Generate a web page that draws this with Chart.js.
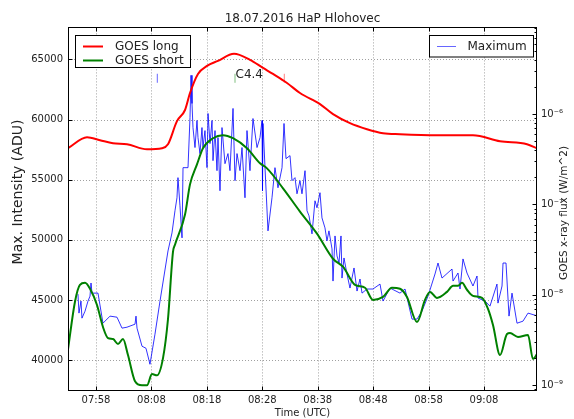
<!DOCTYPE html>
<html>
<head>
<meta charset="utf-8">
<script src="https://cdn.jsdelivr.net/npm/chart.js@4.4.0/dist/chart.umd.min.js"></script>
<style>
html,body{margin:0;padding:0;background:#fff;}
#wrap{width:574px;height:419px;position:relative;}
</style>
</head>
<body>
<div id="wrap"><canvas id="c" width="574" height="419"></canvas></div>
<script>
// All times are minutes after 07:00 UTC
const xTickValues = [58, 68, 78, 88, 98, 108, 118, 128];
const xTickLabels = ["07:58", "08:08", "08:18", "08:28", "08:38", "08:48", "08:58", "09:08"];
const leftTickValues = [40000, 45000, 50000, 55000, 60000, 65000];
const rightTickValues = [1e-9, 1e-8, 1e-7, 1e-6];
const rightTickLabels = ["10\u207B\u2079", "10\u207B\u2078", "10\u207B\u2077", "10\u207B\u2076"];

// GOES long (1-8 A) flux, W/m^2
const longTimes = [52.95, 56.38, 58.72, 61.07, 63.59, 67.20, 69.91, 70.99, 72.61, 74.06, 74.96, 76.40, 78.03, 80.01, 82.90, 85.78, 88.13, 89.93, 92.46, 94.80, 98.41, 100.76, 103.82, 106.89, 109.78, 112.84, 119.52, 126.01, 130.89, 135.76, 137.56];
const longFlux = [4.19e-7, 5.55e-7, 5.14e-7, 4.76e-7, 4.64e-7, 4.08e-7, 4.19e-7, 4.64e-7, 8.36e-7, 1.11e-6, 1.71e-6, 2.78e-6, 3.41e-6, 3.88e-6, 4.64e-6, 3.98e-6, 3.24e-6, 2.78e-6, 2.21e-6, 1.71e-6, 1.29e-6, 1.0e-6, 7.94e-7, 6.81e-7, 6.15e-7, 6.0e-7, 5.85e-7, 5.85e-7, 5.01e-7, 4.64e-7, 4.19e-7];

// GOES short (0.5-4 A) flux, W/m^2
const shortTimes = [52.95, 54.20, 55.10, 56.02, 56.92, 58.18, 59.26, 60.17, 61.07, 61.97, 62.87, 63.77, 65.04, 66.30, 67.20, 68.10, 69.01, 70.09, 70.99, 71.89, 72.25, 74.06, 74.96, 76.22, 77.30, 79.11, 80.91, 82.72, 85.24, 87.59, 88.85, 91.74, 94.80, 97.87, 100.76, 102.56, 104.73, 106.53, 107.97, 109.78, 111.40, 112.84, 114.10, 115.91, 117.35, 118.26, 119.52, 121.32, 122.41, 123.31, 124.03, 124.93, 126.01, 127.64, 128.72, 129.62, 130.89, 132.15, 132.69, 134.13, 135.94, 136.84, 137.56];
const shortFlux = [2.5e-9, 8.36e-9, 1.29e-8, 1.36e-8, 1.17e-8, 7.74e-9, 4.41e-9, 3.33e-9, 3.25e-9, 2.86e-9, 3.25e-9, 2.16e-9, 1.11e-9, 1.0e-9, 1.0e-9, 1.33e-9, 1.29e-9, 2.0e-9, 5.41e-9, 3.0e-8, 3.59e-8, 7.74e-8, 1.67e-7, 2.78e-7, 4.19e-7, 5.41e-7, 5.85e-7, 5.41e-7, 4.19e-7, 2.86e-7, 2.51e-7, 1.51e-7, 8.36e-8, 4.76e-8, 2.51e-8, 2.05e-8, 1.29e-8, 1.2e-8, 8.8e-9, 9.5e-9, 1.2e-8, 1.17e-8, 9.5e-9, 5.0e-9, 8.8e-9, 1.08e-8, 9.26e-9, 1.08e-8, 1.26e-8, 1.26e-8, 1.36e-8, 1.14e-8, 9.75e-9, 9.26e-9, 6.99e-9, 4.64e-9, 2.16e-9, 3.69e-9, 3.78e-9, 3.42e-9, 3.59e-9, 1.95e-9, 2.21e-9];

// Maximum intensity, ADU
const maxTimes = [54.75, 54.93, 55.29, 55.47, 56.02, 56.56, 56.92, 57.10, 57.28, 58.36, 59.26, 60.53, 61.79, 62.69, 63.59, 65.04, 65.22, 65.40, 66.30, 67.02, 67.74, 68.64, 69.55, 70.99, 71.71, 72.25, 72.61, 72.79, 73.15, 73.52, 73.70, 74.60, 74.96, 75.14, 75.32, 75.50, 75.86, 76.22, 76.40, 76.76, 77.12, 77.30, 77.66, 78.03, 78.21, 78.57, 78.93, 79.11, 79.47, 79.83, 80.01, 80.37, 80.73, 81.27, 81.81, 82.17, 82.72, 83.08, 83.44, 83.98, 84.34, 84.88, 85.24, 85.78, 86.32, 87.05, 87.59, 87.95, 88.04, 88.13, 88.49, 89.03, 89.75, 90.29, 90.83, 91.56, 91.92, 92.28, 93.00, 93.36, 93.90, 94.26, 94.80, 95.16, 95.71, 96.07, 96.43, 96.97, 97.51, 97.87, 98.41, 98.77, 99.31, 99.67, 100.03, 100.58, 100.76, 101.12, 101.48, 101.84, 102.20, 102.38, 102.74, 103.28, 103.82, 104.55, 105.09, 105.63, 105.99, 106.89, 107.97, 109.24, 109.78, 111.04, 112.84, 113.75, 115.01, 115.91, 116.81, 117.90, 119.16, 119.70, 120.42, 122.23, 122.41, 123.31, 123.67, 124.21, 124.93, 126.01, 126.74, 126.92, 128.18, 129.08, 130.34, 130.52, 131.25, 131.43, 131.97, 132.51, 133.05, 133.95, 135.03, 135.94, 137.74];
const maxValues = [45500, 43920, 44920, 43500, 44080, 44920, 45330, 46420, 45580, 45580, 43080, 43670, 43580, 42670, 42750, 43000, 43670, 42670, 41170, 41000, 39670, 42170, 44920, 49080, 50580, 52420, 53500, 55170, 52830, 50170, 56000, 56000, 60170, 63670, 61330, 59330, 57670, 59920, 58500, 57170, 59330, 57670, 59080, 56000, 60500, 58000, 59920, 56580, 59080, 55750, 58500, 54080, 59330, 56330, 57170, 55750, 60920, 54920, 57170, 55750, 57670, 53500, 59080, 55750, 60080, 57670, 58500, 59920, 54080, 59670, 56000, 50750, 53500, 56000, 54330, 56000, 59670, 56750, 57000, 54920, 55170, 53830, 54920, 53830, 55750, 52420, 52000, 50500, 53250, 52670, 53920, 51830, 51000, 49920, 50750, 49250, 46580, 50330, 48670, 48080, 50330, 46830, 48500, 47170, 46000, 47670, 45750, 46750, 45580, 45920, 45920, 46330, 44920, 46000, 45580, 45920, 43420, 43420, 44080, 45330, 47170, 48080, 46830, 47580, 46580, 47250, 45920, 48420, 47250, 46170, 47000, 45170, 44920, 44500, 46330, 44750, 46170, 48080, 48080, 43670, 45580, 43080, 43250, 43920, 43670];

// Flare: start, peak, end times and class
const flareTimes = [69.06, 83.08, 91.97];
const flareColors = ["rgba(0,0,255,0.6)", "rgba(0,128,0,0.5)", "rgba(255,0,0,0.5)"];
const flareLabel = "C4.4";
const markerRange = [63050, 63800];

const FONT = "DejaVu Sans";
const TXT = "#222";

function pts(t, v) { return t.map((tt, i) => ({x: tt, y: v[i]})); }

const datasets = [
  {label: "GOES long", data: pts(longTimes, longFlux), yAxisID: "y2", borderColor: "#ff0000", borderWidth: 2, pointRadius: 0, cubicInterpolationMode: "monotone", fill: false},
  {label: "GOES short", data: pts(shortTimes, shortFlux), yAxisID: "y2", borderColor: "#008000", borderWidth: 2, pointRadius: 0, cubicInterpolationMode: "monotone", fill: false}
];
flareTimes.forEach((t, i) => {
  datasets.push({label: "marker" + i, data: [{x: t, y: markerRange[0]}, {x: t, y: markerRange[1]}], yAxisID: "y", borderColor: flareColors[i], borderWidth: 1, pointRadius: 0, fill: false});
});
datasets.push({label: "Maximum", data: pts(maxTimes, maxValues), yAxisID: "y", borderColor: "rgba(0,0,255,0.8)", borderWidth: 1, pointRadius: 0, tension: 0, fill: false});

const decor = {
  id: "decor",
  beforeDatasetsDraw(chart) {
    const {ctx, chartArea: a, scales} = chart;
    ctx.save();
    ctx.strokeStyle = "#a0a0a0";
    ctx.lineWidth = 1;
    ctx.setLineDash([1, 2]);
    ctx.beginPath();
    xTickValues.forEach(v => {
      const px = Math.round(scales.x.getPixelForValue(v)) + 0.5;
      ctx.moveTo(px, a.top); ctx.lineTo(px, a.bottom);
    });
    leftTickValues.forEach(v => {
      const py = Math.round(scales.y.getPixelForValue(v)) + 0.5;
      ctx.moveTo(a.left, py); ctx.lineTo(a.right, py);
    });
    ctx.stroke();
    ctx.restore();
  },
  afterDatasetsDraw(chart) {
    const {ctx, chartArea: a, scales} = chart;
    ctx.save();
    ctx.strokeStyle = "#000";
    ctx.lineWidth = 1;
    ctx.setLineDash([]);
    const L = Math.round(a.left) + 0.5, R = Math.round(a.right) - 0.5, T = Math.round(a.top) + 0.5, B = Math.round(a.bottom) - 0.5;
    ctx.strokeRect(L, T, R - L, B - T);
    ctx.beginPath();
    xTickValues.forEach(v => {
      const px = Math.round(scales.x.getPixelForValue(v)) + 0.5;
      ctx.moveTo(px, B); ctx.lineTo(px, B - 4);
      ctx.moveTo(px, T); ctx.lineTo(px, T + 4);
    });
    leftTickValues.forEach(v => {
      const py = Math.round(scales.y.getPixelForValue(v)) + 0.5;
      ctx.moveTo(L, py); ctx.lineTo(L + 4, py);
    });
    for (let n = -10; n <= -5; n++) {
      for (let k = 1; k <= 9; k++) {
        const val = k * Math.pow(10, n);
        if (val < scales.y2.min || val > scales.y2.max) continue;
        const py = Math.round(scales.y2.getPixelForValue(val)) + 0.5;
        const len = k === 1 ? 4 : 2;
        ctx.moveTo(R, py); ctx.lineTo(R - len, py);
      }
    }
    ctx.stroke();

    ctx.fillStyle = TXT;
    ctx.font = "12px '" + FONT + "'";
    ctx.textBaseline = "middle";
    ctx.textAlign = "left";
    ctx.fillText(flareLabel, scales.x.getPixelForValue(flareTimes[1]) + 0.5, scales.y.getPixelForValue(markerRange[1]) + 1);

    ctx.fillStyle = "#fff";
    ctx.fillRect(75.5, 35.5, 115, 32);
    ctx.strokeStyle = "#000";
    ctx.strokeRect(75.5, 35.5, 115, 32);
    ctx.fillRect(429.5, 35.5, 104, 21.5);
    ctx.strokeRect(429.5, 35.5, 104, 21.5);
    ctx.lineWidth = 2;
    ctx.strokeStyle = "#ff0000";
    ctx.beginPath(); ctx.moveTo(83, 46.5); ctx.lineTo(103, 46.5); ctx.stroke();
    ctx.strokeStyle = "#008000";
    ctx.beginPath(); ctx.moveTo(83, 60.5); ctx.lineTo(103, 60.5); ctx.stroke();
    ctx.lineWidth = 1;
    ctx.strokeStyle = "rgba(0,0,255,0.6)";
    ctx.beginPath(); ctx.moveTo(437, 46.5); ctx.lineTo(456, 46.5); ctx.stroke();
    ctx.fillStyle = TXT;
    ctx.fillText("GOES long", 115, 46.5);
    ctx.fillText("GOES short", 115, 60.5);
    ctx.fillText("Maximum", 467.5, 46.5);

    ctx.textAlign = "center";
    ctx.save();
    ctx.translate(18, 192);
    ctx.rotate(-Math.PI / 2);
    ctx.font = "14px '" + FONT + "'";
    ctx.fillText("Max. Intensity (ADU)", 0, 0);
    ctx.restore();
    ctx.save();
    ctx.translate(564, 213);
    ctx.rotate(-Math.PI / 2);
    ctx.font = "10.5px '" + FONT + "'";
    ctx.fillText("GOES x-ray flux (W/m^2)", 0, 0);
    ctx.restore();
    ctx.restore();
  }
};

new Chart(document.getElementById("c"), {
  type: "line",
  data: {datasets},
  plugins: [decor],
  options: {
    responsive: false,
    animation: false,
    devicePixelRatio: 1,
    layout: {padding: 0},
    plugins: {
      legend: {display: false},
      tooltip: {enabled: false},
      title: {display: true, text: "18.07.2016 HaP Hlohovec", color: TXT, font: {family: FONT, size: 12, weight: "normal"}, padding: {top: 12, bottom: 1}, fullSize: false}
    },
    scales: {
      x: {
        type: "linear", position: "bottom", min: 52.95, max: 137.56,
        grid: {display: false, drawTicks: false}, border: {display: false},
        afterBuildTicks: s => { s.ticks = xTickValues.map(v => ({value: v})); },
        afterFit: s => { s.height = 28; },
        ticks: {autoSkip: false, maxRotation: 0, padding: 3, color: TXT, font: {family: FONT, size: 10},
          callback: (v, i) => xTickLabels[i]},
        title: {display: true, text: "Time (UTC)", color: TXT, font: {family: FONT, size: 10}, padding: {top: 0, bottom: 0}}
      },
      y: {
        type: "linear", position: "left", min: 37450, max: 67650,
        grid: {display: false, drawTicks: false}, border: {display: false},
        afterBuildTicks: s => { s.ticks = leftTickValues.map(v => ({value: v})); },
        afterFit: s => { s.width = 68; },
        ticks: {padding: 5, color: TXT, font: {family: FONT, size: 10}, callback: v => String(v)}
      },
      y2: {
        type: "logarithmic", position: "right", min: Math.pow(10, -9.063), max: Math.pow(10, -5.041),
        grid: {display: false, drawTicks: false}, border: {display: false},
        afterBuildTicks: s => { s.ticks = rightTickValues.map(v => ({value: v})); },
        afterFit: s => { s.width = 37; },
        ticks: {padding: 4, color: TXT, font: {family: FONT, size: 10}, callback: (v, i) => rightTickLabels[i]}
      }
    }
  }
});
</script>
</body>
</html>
---
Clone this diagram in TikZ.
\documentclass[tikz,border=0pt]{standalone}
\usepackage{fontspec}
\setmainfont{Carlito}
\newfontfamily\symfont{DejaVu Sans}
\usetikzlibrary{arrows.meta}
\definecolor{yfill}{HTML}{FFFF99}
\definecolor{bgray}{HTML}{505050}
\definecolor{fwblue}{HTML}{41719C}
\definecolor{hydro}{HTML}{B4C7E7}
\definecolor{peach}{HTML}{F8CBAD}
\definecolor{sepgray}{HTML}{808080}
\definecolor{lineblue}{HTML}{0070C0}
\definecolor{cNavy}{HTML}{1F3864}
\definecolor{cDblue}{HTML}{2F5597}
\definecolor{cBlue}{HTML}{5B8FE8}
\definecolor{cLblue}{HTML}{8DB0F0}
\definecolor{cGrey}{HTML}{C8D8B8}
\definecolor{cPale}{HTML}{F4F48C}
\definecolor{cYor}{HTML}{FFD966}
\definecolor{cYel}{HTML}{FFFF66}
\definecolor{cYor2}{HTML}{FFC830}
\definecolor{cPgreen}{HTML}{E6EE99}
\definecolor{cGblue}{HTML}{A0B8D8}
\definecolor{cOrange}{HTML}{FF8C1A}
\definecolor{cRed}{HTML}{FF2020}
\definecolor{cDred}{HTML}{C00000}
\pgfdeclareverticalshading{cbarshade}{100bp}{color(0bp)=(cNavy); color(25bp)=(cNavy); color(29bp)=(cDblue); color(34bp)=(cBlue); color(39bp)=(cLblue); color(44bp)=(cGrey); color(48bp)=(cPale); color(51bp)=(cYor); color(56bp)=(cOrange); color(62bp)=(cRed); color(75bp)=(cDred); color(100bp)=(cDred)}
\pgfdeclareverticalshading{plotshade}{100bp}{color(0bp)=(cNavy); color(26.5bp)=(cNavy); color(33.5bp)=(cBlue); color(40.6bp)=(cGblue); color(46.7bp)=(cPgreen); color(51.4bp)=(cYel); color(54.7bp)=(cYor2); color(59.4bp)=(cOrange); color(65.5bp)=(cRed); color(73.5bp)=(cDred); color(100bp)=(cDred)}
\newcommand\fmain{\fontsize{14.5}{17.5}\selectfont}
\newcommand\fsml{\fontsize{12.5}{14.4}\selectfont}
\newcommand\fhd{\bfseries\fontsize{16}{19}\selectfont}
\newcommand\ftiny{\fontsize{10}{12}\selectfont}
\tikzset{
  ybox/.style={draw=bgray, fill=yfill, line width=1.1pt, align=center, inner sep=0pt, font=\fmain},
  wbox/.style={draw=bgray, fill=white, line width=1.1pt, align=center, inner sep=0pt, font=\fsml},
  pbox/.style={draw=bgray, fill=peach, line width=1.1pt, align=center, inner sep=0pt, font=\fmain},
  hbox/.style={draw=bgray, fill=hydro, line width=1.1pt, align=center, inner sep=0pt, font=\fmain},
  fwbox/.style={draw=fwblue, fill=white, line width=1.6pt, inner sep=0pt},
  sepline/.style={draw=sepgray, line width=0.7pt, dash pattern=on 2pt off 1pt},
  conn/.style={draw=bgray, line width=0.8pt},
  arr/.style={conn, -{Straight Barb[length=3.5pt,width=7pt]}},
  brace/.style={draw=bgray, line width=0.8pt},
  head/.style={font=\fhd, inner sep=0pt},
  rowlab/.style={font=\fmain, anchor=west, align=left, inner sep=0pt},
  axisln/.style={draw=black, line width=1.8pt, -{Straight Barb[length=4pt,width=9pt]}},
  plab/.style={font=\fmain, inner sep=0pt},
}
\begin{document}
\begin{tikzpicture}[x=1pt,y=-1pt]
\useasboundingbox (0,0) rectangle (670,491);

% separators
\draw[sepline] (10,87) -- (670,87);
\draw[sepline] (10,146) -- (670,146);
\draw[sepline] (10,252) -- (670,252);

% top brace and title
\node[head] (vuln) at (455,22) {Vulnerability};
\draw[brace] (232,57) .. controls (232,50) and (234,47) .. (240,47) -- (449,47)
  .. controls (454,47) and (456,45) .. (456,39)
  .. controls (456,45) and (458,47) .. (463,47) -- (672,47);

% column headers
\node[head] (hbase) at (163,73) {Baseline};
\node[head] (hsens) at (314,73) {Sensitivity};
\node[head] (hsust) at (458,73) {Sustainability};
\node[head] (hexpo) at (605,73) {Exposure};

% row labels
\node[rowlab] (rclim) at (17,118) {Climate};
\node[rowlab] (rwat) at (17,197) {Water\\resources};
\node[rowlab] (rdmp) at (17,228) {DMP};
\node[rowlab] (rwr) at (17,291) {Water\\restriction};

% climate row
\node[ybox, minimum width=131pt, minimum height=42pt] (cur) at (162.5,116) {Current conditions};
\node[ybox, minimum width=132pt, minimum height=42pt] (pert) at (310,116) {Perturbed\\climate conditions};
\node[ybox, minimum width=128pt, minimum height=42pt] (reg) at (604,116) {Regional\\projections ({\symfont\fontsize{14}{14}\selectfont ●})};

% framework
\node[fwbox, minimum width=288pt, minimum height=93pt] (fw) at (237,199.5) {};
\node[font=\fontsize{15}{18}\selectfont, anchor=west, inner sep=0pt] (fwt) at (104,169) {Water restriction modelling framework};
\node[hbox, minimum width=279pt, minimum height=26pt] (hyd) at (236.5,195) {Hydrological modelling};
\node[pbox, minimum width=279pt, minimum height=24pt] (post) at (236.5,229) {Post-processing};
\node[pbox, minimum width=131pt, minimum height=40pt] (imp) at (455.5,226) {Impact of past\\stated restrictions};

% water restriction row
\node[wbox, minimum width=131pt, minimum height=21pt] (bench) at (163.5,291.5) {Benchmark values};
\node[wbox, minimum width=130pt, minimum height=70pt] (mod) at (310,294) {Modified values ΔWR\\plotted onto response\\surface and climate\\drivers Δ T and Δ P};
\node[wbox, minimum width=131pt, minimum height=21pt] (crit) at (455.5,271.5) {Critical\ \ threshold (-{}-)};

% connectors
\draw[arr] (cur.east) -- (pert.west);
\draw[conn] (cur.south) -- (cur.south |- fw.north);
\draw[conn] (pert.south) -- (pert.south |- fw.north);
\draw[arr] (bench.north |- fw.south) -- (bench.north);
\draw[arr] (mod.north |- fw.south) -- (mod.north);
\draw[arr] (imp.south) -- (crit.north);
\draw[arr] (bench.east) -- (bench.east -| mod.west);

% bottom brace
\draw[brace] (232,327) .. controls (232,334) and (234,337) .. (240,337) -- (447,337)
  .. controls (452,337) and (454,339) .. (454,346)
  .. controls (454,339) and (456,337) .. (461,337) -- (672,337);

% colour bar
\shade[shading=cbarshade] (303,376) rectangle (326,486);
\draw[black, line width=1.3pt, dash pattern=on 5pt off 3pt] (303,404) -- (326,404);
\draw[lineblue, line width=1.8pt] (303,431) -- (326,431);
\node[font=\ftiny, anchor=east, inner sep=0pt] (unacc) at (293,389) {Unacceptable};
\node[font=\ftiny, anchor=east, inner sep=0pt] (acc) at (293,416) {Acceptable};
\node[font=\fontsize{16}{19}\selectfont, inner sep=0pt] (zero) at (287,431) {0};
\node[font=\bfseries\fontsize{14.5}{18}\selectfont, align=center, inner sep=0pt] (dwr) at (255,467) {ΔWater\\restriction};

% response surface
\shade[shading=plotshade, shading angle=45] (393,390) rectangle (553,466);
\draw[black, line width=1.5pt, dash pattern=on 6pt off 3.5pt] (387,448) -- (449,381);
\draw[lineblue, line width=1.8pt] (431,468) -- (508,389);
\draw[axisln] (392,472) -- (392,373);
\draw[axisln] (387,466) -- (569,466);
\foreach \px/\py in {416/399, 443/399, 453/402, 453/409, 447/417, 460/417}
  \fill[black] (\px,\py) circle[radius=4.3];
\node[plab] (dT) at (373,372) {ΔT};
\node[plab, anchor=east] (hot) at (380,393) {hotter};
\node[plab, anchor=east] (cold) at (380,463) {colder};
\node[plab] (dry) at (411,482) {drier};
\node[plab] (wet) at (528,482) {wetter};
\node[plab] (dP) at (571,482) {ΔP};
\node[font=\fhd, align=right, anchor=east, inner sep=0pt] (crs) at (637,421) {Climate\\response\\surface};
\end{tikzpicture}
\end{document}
---
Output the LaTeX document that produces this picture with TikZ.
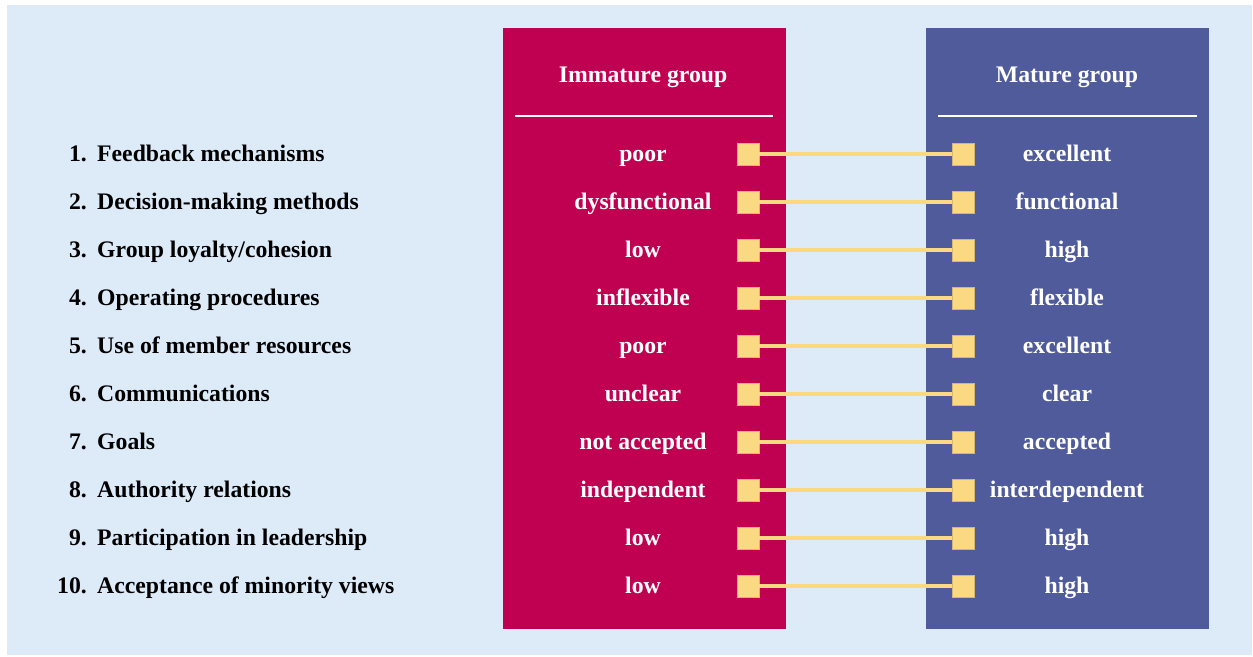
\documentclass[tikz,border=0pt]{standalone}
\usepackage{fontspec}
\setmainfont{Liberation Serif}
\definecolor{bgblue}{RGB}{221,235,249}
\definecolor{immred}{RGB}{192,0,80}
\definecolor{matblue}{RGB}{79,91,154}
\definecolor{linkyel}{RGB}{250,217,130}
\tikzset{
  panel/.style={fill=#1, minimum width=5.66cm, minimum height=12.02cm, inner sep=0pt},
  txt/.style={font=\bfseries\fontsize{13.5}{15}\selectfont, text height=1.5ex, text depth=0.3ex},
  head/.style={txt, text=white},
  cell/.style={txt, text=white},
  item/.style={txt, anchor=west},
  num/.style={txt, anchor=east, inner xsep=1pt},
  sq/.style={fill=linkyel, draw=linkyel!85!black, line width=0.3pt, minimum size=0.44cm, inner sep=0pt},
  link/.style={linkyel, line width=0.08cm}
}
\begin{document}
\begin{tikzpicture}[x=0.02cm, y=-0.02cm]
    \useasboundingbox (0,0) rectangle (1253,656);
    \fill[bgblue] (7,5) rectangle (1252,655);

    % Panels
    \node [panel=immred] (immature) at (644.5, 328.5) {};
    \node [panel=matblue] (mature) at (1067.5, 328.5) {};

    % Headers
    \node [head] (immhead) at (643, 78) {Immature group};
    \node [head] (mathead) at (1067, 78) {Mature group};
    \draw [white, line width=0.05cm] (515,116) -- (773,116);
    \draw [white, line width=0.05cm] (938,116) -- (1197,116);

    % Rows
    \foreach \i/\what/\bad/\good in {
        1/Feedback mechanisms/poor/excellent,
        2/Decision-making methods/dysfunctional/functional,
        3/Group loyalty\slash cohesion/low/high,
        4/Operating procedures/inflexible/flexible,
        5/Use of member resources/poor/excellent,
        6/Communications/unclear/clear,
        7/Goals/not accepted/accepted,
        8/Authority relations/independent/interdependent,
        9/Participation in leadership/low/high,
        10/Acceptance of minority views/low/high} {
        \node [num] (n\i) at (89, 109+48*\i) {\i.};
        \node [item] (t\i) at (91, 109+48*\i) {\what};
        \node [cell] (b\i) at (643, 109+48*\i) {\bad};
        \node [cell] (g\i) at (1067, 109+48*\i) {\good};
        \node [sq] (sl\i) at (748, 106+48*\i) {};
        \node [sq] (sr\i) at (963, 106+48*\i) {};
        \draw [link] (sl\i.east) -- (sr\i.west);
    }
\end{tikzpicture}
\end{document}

**WRITTEN TASK**
Pictures should be left out. Retype only the run of lines from the line containing "Generate a web" to the line containing "5.01e-7, 4.64e-7, 4.19e-7];", inclusive.

**RESULT OF THE TASK**
Generate a web page that draws this with Chart.js.
<!DOCTYPE html>
<html>
<head>
<meta charset="utf-8">
<script src="https://cdn.jsdelivr.net/npm/chart.js@4.4.0/dist/chart.umd.min.js"></script>
<style>
html,body{margin:0;padding:0;background:#fff;}
#wrap{width:574px;height:419px;position:relative;}
</style>
</head>
<body>
<div id="wrap"><canvas id="c" width="574" height="419"></canvas></div>
<script>
// All times are minutes after 07:00 UTC
const xTickValues = [58, 68, 78, 88, 98, 108, 118, 128];
const xTickLabels = ["07:58", "08:08", "08:18", "08:28", "08:38", "08:48", "08:58", "09:08"];
const leftTickValues = [40000, 45000, 50000, 55000, 60000, 65000];
const rightTickValues = [1e-9, 1e-8, 1e-7, 1e-6];
const rightTickLabels = ["10\u207B\u2079", "10\u207B\u2078", "10\u207B\u2077", "10\u207B\u2076"];

// GOES long (1-8 A) flux, W/m^2
const longTimes = [52.95, 56.38, 58.72, 61.07, 63.59, 67.20, 69.91, 70.99, 72.61, 74.06, 74.96, 76.40, 78.03, 80.01, 82.90, 85.78, 88.13, 89.93, 92.46, 94.80, 98.41, 100.76, 103.82, 106.89, 109.78, 112.84, 119.52, 126.01, 130.89, 135.76, 137.56];
const longFlux = [4.19e-7, 5.55e-7, 5.14e-7, 4.76e-7, 4.64e-7, 4.08e-7, 4.19e-7, 4.64e-7, 8.36e-7, 1.11e-6, 1.71e-6, 2.78e-6, 3.41e-6, 3.88e-6, 4.64e-6, 3.98e-6, 3.24e-6, 2.78e-6, 2.21e-6, 1.71e-6, 1.29e-6, 1.0e-6, 7.94e-7, 6.81e-7, 6.15e-7, 6.0e-7, 5.85e-7, 5.85e-7, 5.01e-7, 4.64e-7, 4.19e-7];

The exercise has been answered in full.